Le travail de suivi consacré aux échanges internationaux et aux politiques d’environnement ajoute une nouvelle dimension au tableau. Il ressort des travaux de l’OCDE que l’hypothèse du « havre de pollution » se vérifie lorsqu’on l’applique aux chaînes de valeur mondiales. Cependant, aucune perte globale de compétitivité des économies ne peut être attribuée aux politiques environnementales. Le durcissement de ces politiques a certes des effets importants sur les avantages comparatifs : les pays dotés de politiques plus sévères peuvent perdre un avantage concurrentiel dans les secteurs les plus polluants. Mais cette perte est compensée par un gain dans les secteurs moins polluants, avec à la clé une réorientation globale des spécialisations. De plus, même s’ils ne sont pas négligeables, ces effets restent très modestes, par exemple si on les compare à ceux de la libéralisation des échanges.
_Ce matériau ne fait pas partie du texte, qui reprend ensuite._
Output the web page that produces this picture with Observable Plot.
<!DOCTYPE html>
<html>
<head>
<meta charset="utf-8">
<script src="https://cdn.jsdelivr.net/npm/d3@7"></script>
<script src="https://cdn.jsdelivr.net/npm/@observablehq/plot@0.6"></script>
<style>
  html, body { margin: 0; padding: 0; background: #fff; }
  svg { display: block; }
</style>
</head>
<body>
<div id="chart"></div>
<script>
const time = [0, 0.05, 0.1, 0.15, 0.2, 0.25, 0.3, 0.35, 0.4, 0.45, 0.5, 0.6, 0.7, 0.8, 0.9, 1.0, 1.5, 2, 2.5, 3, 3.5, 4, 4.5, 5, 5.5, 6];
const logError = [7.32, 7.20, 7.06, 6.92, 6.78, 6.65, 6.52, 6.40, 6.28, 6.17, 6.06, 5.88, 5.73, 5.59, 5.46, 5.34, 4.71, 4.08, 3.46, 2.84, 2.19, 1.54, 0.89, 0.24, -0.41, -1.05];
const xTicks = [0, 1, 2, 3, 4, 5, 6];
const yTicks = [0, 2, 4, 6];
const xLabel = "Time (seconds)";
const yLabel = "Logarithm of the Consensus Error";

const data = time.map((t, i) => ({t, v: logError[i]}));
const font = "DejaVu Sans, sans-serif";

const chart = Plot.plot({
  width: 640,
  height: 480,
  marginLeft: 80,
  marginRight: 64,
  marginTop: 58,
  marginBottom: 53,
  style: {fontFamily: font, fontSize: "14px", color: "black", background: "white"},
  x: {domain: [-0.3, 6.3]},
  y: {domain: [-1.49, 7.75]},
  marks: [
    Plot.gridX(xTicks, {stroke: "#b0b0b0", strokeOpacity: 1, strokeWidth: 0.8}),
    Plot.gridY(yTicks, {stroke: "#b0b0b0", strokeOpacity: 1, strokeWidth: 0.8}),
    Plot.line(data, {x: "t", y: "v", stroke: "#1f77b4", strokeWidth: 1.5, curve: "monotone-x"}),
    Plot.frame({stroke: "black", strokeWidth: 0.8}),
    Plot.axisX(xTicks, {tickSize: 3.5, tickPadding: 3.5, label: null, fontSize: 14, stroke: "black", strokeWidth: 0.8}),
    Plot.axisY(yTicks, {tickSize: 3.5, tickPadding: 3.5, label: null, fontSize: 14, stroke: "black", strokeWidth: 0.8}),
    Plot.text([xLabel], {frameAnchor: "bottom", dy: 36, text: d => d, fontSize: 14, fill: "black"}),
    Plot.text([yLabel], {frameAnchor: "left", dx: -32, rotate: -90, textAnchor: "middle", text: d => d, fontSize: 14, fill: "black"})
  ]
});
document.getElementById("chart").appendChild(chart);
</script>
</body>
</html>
Ils concordent avec d’autres indications récentes concernant les effets sur la compétitivité et les possibilités d’orienter la spécialisation des pays vers des produits dits « environnementaux », qui constituent un marché mondial en pleine expansion. L’intensification des échanges de ces produits peut accélérer l’amélioration de la qualité de l’environnement à l’échelle planétaire. De fait, l’ouverture des échanges, associée à des politiques d’environnement sévères et bien conçues, peut être la voie royale pour réduire la pollution et stimuler la croissance à l’échelle nationale et internationale.
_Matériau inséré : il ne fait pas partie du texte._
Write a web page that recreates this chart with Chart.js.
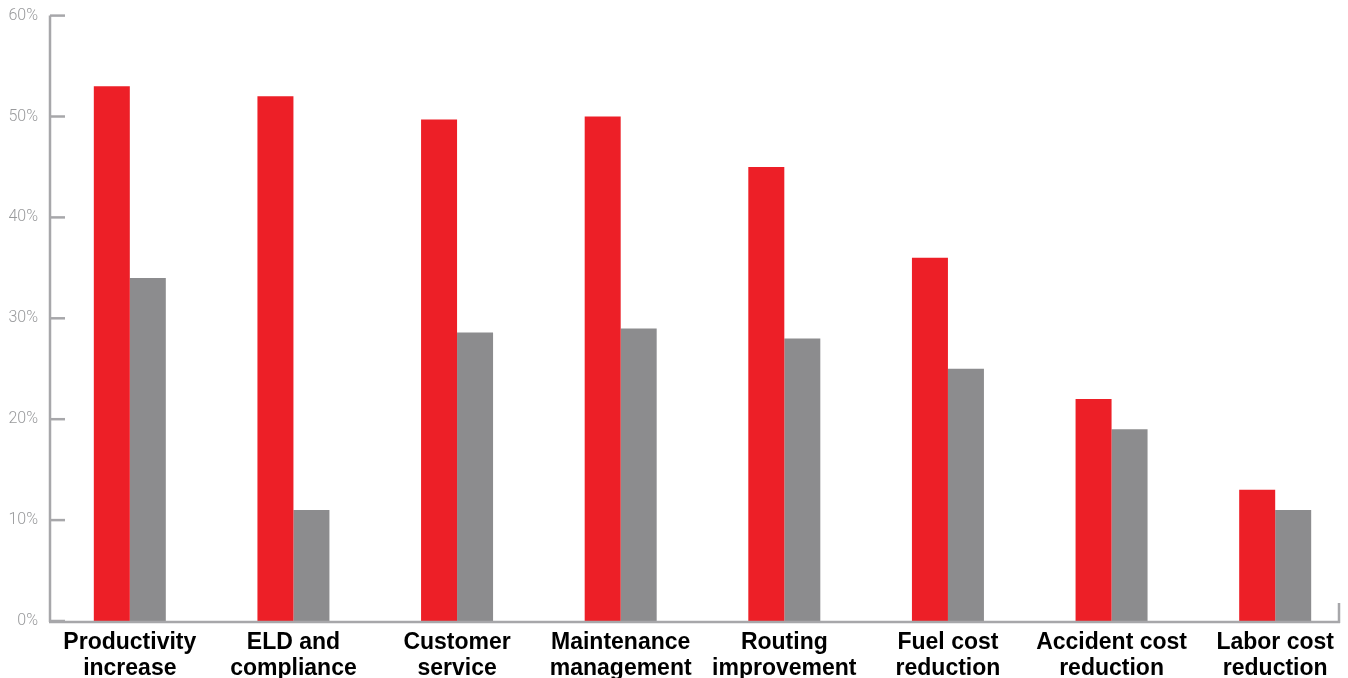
<!DOCTYPE html>
<html>
<head>
<meta charset="utf-8">
<script src="https://cdn.jsdelivr.net/npm/chart.js@4.4.1/dist/chart.umd.min.js"></script>
<style>
  html, body { margin: 0; padding: 0; background: #fff; overflow: hidden; }
  #wrap { position: absolute; left: 0; top: -4px; width: 1357px; height: 704px; }
</style>
</head>
<body>
<div id="wrap"><canvas id="chart"></canvas></div>
<script>
// categories (two-line labels)
const categories = [
    ["Productivity", "increase"],
    ["ELD and", "compliance"],
    ["Customer", "service"],
    ["Maintenance", "management"],
    ["Routing", "improvement"],
    ["Fuel cost", "reduction"],
    ["Accident cost", "reduction"],
    ["Labor cost", "reduction"]
];

// series values (%)
const redValues  = [53, 52, 49.7, 50, 45, 36, 22, 13];
const grayValues = [34, 11, 28.6, 29, 28, 25, 19, 11];

const yTicks = [0, 10, 20, 30, 40, 50, 60];

const axisColor = "#a7a7aa";

// axis lines + inward ticks, drawn by hand
const axisPlugin = {
    id: "axisLines",
    afterDraw(chart) {
        const ctx = chart.ctx;
        const area = chart.chartArea;
        const y = chart.scales.y;
        ctx.save();
        ctx.strokeStyle = axisColor;
        ctx.lineWidth = 2.5;
        ctx.lineCap = "butt";

        // y axis
        ctx.beginPath();
        ctx.moveTo(area.left + 2, area.top);
        ctx.lineTo(area.left + 2, area.bottom + 1);
        ctx.stroke();

        // y ticks pointing inward
        yTicks.forEach(v => {
            const py = y.getPixelForValue(v);
            ctx.beginPath();
            ctx.moveTo(area.left + 2, py);
            ctx.lineTo(area.left + 17, py);
            ctx.stroke();
        });

        // x axis
        ctx.beginPath();
        ctx.moveTo(area.left + 1, area.bottom + 1);
        ctx.lineTo(area.right - 17, area.bottom + 1);
        ctx.stroke();

        // little end tick
        ctx.beginPath();
        ctx.moveTo(area.right - 18, area.bottom + 2);
        ctx.lineTo(area.right - 18, area.bottom - 18);
        ctx.stroke();
        ctx.restore();
    }
};

new Chart(document.getElementById("chart").getContext("2d"), {
    type: "bar",
    data: {
        labels: categories,
        datasets: [
            {
                label: "Series 1",
                data: redValues,
                backgroundColor: "#ed1f27",
                borderWidth: 0
            },
            {
                label: "Series 2",
                data: grayValues,
                backgroundColor: "#8c8c8e",
                borderWidth: 0
            }
        ]
    },
    options: {
        responsive: true,
        maintainAspectRatio: false,
        animation: false,
        layout: { padding: { top: 11, left: 0, right: 0, bottom: 0 } },
        plugins: {
            legend: { display: false },
            tooltip: { enabled: false }
        },
        datasets: {
            bar: { categoryPercentage: 0.44, barPercentage: 1.0 }
        },
        scales: {
            x: {
                grid: { display: false, drawTicks: false },
                border: { display: false },
                ticks: {
                    color: "#000",
                    padding: 8,
                    maxRotation: 0,
                    autoSkip: false,
                    font: { family: "'Liberation Sans', Arial, sans-serif", size: 23, weight: "bold", lineHeight: 1.15 }
                },
                afterFit(scale) { scale.height = 704 - 625; }
            },
            y: {
                min: 0,
                max: 60,
                grid: { display: false, drawTicks: false },
                border: { display: false },
                ticks: {
                    stepSize: 10,
                    color: "#999a9c",
                    padding: 10,
                    font: { family: "Roboto, 'Liberation Sans', sans-serif", size: 16, weight: 300 },
                    callback: v => v + "%"
                },
                afterFit(scale) { scale.width = 48; }
            }
        }
    },
    plugins: [axisPlugin]
});
</script>
</body>
</html>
Le dynamisme et la flexibilité de l’économie sont indispensables pour parvenir à de tels résultats positifs, et la conception des politiques environnementales en est un rouage essentiel. Les mots-clés sont flexibilité et concurrence : des instruments de marché comme les écotaxes, qui laissent à l’entreprise le choix de la technologie propre qu’elle utilisera, ont souvent des effets positifs plus marqués sur la productivité. Au contraire, si les règles destinées à favoriser le développement des marchés sont importantes, les mesures qui se traduisent par un alourdissement inutile et excessif des formalités administratives liées à la protection de l’environnement ou qui favorisent les acteurs en place, comme l’assouplissement des normes ou les subventions qui soutiennent l’activité d’entreprises polluantes et inefficientes, peuvent nuire au progrès économique et environnemental. Les travaux récents ont montré qu’il n’y a généralement pas de corrélation entre la sévérité des politiques environnementales des pays de l’OCDE et les lourdeurs de la réglementation qu’elles imposent. En d’autres termes, il est possible de concevoir des politiques environnementales plus strictes tout en limitant la charge qu’elles peuvent représenter.
Enfin, les pays peuvent redoubler d’efforts pour aligner leurs politiques dans différents domaines, tels que la fiscalité, l’investissement, l’occupation des sols ou les politiques sectorielles, afin de mieux répondre aux objectifs environnementaux. De toute évidence, ce n’est pas une tâche facile, et de nouveaux travaux vont être consacrés à la relation entre l’environnement, les politiques environnementales et les résultats économiques.